Students from St Paul’s created a video presentation that was judged over the weekend of 12-13 September.
“This year, ToM was really different,” said Year 6 student Charlotte Withford. “I liked some parts of it, but there were a lot of differences that required us to adjust our approach.
“I usually enjoy being creative with scene changes, but we couldn’t do that this year as it was more efficient to edit the scenes using green-screen technology. We also ran into an issue with costumes as my costume was green and so was the screen. I just looked see-through. Although there were lots of challenges, we made it in the end.”
Some of the tournament changes involved the rules, for example, the way in which teams presented and what they could or could not use.
“The biggest changes to this year’s competition were that there were no state finals, and we didn’t have the opportunity to present our work to the judges,” said Year 6 Student Will Reiss.
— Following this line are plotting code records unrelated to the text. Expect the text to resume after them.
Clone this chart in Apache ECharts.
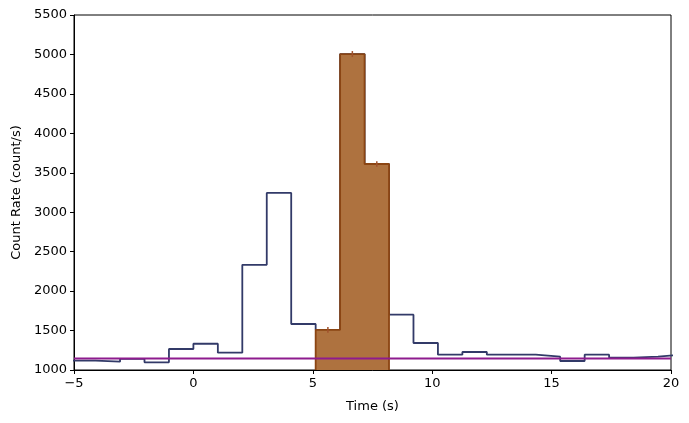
<!DOCTYPE html>
<html>
<head>
<meta charset="utf-8">
<script src="https://cdn.jsdelivr.net/npm/echarts@6/dist/echarts.min.js"></script>
<style>html,body{margin:0;padding:0;background:#fff}#c{width:689px;height:423px}</style>
</head>
<body>
<div id="c"></div>
<script>
// Light curve bins (start times, s) and count rates (count/s)
const binStarts = [-5.12, -4.096, -3.072, -2.048, -1.024, 0, 1.024, 2.048, 3.072, 4.096, 5.12, 6.144, 7.168, 8.192, 9.216, 10.24, 11.264, 12.288, 13.312, 14.336, 15.36, 16.384, 17.408, 18.432, 19.456];
const binEnd = 20.48;
const rates = [1118, 1105, 1142, 1097, 1266, 1333, 1220, 2333, 3244, 1583, 1509, 5005, 3611, 1701, 1342, 1194, 1228, 1194, 1194, 1169, 1114, 1194, 1156, 1169, 1194];

// Selected (source) interval
const selStarts = [5.12, 6.144, 7.168];
const selEnd = 8.192;
const selRates = [1509, 5005, 3611];
const selErrors = [36, 38, 34];

// Background level
const background = 1145;

const xTicks = { min: -5, max: 20, interval: 5 };
const yTicks = { min: 1000, max: 5500, interval: 500 };

// Build explicit step outlines (corner points) from bins
function stepPoints(starts, end, vals, base) {
  const pts = [];
  if (base !== undefined) pts.push([starts[0], base]);
  starts.forEach((s, i) => {
    const e = i + 1 < starts.length ? starts[i + 1] : end;
    pts.push([s, vals[i]]);
    pts.push([e, vals[i]]);
  });
  if (base !== undefined) pts.push([end, base]);
  return pts;
}
const lcData = stepPoints(binStarts, binEnd, rates);
const selData = stepPoints(selStarts, selEnd, selRates, yTicks.min);

const errData = selStarts.map((s, i) => {
  const next = i + 1 < selStarts.length ? selStarts[i + 1] : selEnd;
  return [(s + next) / 2, selRates[i], selErrors[i]];
});

const font = 'DejaVu Sans';
const chart = echarts.init(document.getElementById('c'), null, { renderer: 'canvas' });
chart.setOption({
  animation: false,
  backgroundColor: '#fff',
  grid: { left: 74, right: 18, top: 15, bottom: 53, show: true, borderColor: '#000', borderWidth: 1, backgroundColor: 'transparent' },
  xAxis: {
    type: 'value', min: xTicks.min, max: xTicks.max, interval: xTicks.interval,
    name: 'Time (s)', nameLocation: 'middle', nameGap: 30,
    nameTextStyle: { fontFamily: font, fontSize: 13, color: '#000' },
    axisLine: { show: true, onZero: false, lineStyle: { color: '#000', width: 1 } },
    axisTick: { show: true, length: 4, lineStyle: { color: '#000' } },
    axisLabel: { fontFamily: font, fontSize: 13, color: '#000', margin: 7,
      formatter: v => (v < 0 ? '\u2212' + Math.abs(v) : String(v)) },
    splitLine: { show: false }
  },
  yAxis: {
    type: 'value', min: yTicks.min, max: yTicks.max, interval: yTicks.interval,
    name: 'Count Rate (count/s)', nameLocation: 'middle', nameGap: 51,
    nameTextStyle: { fontFamily: font, fontSize: 13, color: '#000' },
    axisLine: { show: true, onZero: false, lineStyle: { color: '#000', width: 1 } },
    axisTick: { show: true, length: 4, lineStyle: { color: '#000' } },
    axisLabel: { fontFamily: font, fontSize: 13, color: '#000', margin: 7, formatter: v => String(v) },
    splitLine: { show: false }
  },
  series: [
    {
      type: 'line', data: lcData, symbol: 'none', clip: true, z: 2,
      lineStyle: { color: '#323a68', width: 1.8 }
    },
    {
      type: 'line', data: selData, symbol: 'none', clip: true, z: 3,
      lineStyle: { color: '#8b4513', width: 1.8 },
      areaStyle: { color: '#ae723f', opacity: 1, origin: 'start' }
    },
    {
      type: 'custom', z: 4, clip: true, data: errData,
      renderItem: function (params, api) {
        const x = api.value(0), y = api.value(1), e = api.value(2);
        const p1 = api.coord([x, y - e]);
        const p2 = api.coord([x, y + e]);
        return { type: 'line', shape: { x1: p1[0], y1: p1[1], x2: p2[0], y2: p2[1] },
          style: { stroke: '#a0522d', lineWidth: 1.5 } };
      }
    },
    {
      type: 'line', data: [[xTicks.min, background], [xTicks.max, background]], symbol: 'none', z: 5,
      lineStyle: { color: '#8e1b8e', width: 2 }
    }
  ]
});
</script>
</body>
</html>
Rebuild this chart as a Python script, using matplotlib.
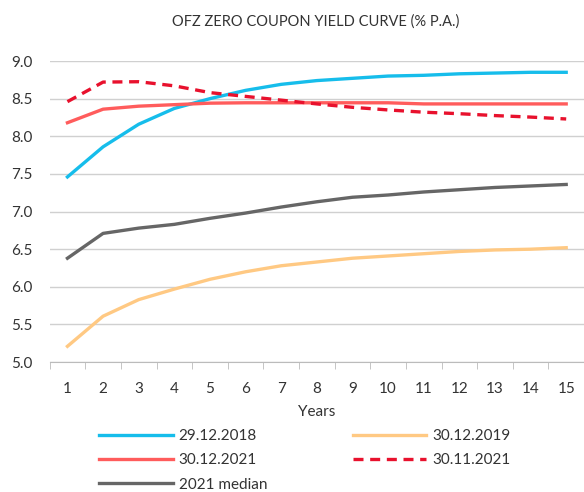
import matplotlib.pyplot as plt
from matplotlib.ticker import MultipleLocator

years = list(range(1, 16))
y2018 = [7.46, 7.86, 8.16, 8.37, 8.50, 8.61, 8.69, 8.74, 8.77, 8.80, 8.81, 8.83, 8.84, 8.85, 8.85]
y2019 = [5.21, 5.61, 5.83, 5.97, 6.10, 6.20, 6.28, 6.33, 6.38, 6.41, 6.44, 6.47, 6.49, 6.50, 6.52]
y2021 = [8.18, 8.36, 8.40, 8.42, 8.44, 8.445, 8.445, 8.445, 8.445, 8.445, 8.43, 8.43, 8.43, 8.43, 8.43]
y2021nov = [8.46, 8.72, 8.725, 8.67, 8.58, 8.53, 8.48, 8.43, 8.385, 8.35, 8.32, 8.30, 8.275, 8.255, 8.23]
median2021 = [6.38, 6.71, 6.78, 6.83, 6.91, 6.98, 7.06, 7.13, 7.19, 7.22, 7.26, 7.29, 7.32, 7.34, 7.36]

plt.rcParams['font.family'] = ['Lato', 'DejaVu Sans']
txt = '#333333'

fig = plt.figure(figsize=(5.84, 4.92), dpi=100)
ax = fig.add_axes([0.085, 0.264, 0.915, 0.612])

l1, = ax.plot(years, y2018, color='#16BDEB', lw=2.4, label='29.12.2018')
l2, = ax.plot(years, y2019, color='#FFC983', lw=2.4, label='30.12.2019')
l3, = ax.plot(years, y2021, color='#FF5C5C', lw=2.4, label='30.12.2021')
l4, = ax.plot(years, y2021nov, color='#E8112D', lw=2.4, ls=(0, (3, 2)), label='30.11.2021')
l5, = ax.plot(years, median2021, color='#666666', lw=2.4, label='2021 median')

ax.set_xlim(0.5, 15.5)
ax.set_ylim(5.0, 9.0)
ax.yaxis.set_major_locator(MultipleLocator(0.5))
ax.yaxis.set_major_formatter(lambda v, p: f'{v:.1f}')
ax.set_xticks(years)
ax.set_xticks([i + 0.5 for i in range(0, 16)], minor=True)
ax.tick_params(axis='x', which='major', length=0, pad=14, labelsize=11, colors=txt)
ax.tick_params(axis='x', which='minor', length=5, color='#bbbbbb')
ax.tick_params(axis='y', length=0, pad=12, labelsize=11, colors=txt)
ax.grid(axis='y', color='#d0d0d0', lw=1)
for s in ['left', 'right', 'top']:
    ax.spines[s].set_visible(False)
ax.spines['bottom'].set_color('#bbbbbb')
ax.set_axisbelow(True)
ax.set_clip_on(False)

ax.set_xlabel('Years', fontsize=11, color=txt, labelpad=7)
fig.text(0.54, 0.957, 'OFZ ZERO COUPON YIELD CURVE (% P.A.)', ha='center', va='center',
         fontsize=10.5, color=txt)

fig.legend(handles=[l1, l3, l5, l2, l4], ncol=2, loc='upper left',
           bbox_to_anchor=(0.17, 0.128), frameon=False, fontsize=11,
           handlelength=4.8, handletextpad=0.4, columnspacing=5.6,
           labelspacing=0.68, labelcolor=txt, borderaxespad=0, borderpad=0)

fig.savefig('out.png', dpi=100)
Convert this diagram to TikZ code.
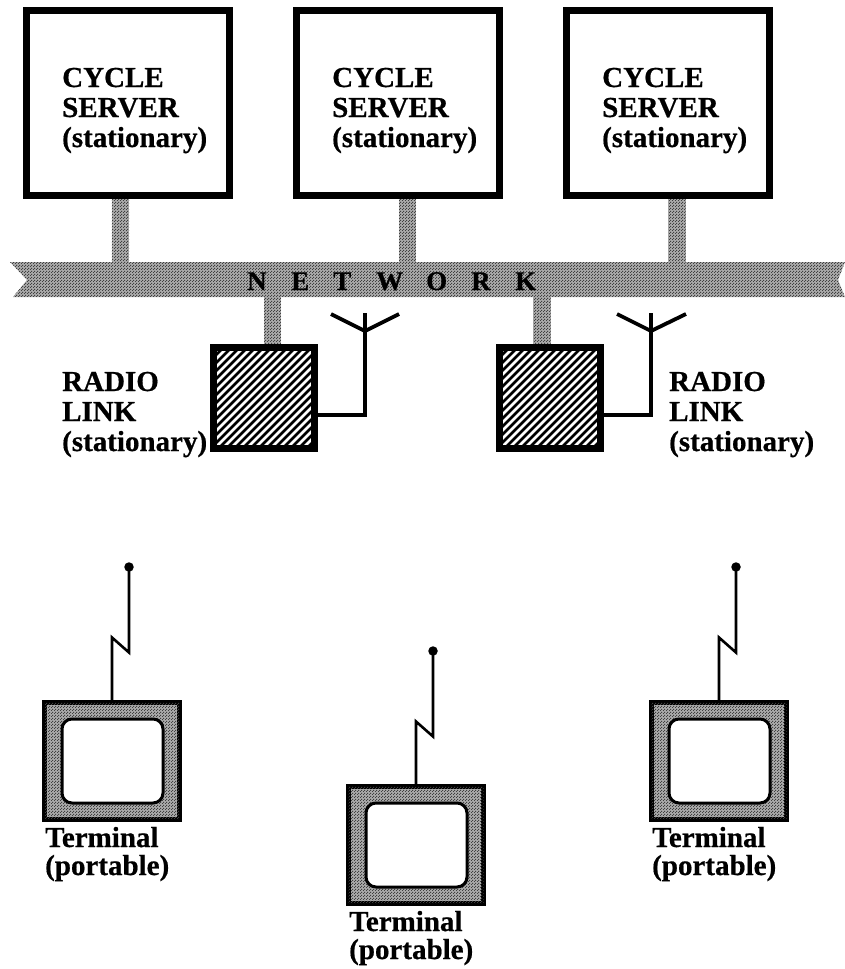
\documentclass[tikz,border=0pt]{standalone}
\usepackage{fontspec}
\setmainfont[BoldFeatures={FakeBold=0.6}]{Liberation Serif}
\usetikzlibrary{patterns}
\pgfdeclarepatternformonly{dither}{\pgfqpoint{0pt}{0pt}}{\pgfqpoint{3pt}{3pt}}{\pgfqpoint{3pt}{3pt}}{
  \pgfpathrectangle{\pgfqpoint{0pt}{0pt}}{\pgfqpoint{1.2pt}{1.2pt}}
  \pgfpathrectangle{\pgfqpoint{1.5pt}{1.5pt}}{\pgfqpoint{1.2pt}{1.2pt}}
  \pgfusepath{fill}}
\tikzset{
  x=1pt,y=-1pt,
  lbl/.style={anchor=base west,inner sep=0pt,align=left,font=\fontsize{29}{30}\selectfont\bfseries},
  letter/.style={anchor=base west,inner sep=0pt,font=\fontsize{27}{30}\selectfont\bfseries},
  server/.style={draw=black,line width=7pt,fill=white,minimum width=203pt,minimum height=185pt,inner sep=0pt,outer sep=0pt},
  radio/.style={draw=black,line width=7pt,minimum width=101pt,minimum height=101pt,inner sep=0pt,outer sep=0pt},
  termbox/.style={draw=black,line width=5pt,fill=htone,minimum width=135pt,minimum height=117pt,inner sep=0pt,outer sep=0pt,postaction={pattern=dither,pattern color=black!75}},
  screen/.style={draw=black,line width=3pt,fill=white,rounded corners=10pt,minimum width=101pt,minimum height=84pt,inner sep=0pt,outer sep=0pt},
  antenna/.style={draw=black,line width=3.8pt,line join=miter},
  whip/.style={draw=black,line width=2.6pt,line join=miter},
  tip/.style={circle,fill=black,minimum size=9.5pt,inner sep=0pt,outer sep=0pt},
}
\definecolor{htone}{gray}{0.66}
\begin{document}
\begin{tikzpicture}
\useasboundingbox (0,0) rectangle (845,969);
% network band
\coordinate (bandL) at (27,280);
\coordinate (bandR) at (838,280);
\path[fill=htone,postaction={pattern=dither,pattern color=black!75}]
  (10,262) -- (bandL) -- (13,297) -- (845,297) -- (bandR) -- (845,262) -- cycle;
% stubs
\foreach \x/\ya/\yb in {120.5/197/263,407.5/197/263,677/197/263,272.5/296/346,542/296/346}{
  \path[fill=htone,postaction={pattern=dither,pattern color=black!75}]
    (\x-8.7,\ya) rectangle (\x+8.7,\yb);
}
% servers
\node[server] (s1) at (128,103) {};
\node[server] (s2) at (398,103) {};
\node[server] (s3) at (668,103) {};
\node[lbl] (ls1) at (62,147) {CYCLE\\SERVER\\(stationary)};
\node[lbl] (ls2) at (332,147) {CYCLE\\SERVER\\(stationary)};
\node[lbl] (ls3) at (602,147) {CYCLE\\SERVER\\(stationary)};
% network letters
\foreach \l/\x in {N/247,E/291,T/333,W/376,O/426,R/471,K/515}{
  \node[letter] (n\l) at (\x,290) {\l};
}
% radio links
\begin{scope}
  \clip (213,347) rectangle (315,449);
  \foreach \k in {0,...,28}{
    \draw[black,line width=2.7pt] (95+8*\k,460) -- (95+8*\k+130,330);
  }
\end{scope}
\begin{scope}
  \clip (499,347) rectangle (601,449);
  \foreach \k in {0,...,28}{
    \draw[black,line width=2.7pt] (381+8*\k,460) -- (381+8*\k+130,330);
  }
\end{scope}
\node[radio] (r1) at (264,398) {};
\node[radio] (r2) at (550,398) {};
\coordinate (a1) at (365,331);
\coordinate (a2) at (651,331);
\coordinate (a1l) at (331,314);
\coordinate (a1r) at (399,314);
\coordinate (a2l) at (617,314);
\coordinate (a2r) at (686,314);
\coordinate (a1t) at (365,313);
\coordinate (a2t) at (651,313);
\coordinate (k1) at (365,415);
\coordinate (k2) at (651,415);
\draw[antenna] (k1 -| r1.east) -- (k1) -- (a1t);
\draw[antenna] (k2 -| r2.east) -- (k2) -- (a2t);
\draw[antenna] (a1l) -- (a1) -- (a1r);
\draw[antenna] (a2l) -- (a2) -- (a2r);
\node[lbl] (lr1) at (62,451) {RADIO\\LINK\\(stationary)};
\node[lbl] (lr2) at (669,451) {RADIO\\LINK\\(stationary)};
% terminals
\foreach \i/\cx/\cy/\sx/\sy in {1/112/761/112.5/761,2/416/845/416.5/845,3/719/761/719.5/761}{
  \node[termbox] (t\i) at (\cx,\cy) {};
  \node[screen] (sc\i) at (\sx,\sy) {};
  \node[tip] (d\i) at (\cx+17,\cy-194) {};
  \draw[whip] (t\i.north) -- ++(0,-65) -- ++(17,15) -- (d\i.center);
  \node[lbl] (lt\i) at (\cx-67,\cy+114) {Terminal\\[-2pt](portable)};
}
\end{tikzpicture}
\end{document}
“Instead, we filmed and edited a video about our topic, Quo Vadis. My favourite part was that we could film and edit our submission to perfection. I also enjoyed it as I didn’t need to overcome stage fright and nerves.”
Ariella said the super challenge was an awesome way to adapt to the changes. “I am pleased to say, I really enjoyed it,” she said. “I really would have loved to have the opportunity to experience state championships for the first time, but at least we were still able to participate in and experience the challenge.”
It has been wonderful to see primary-aged students cope with the change and challenges that 2020 has thrown up. Students showed true dedication and resilience during the competition this year and they overcame them in a positive way.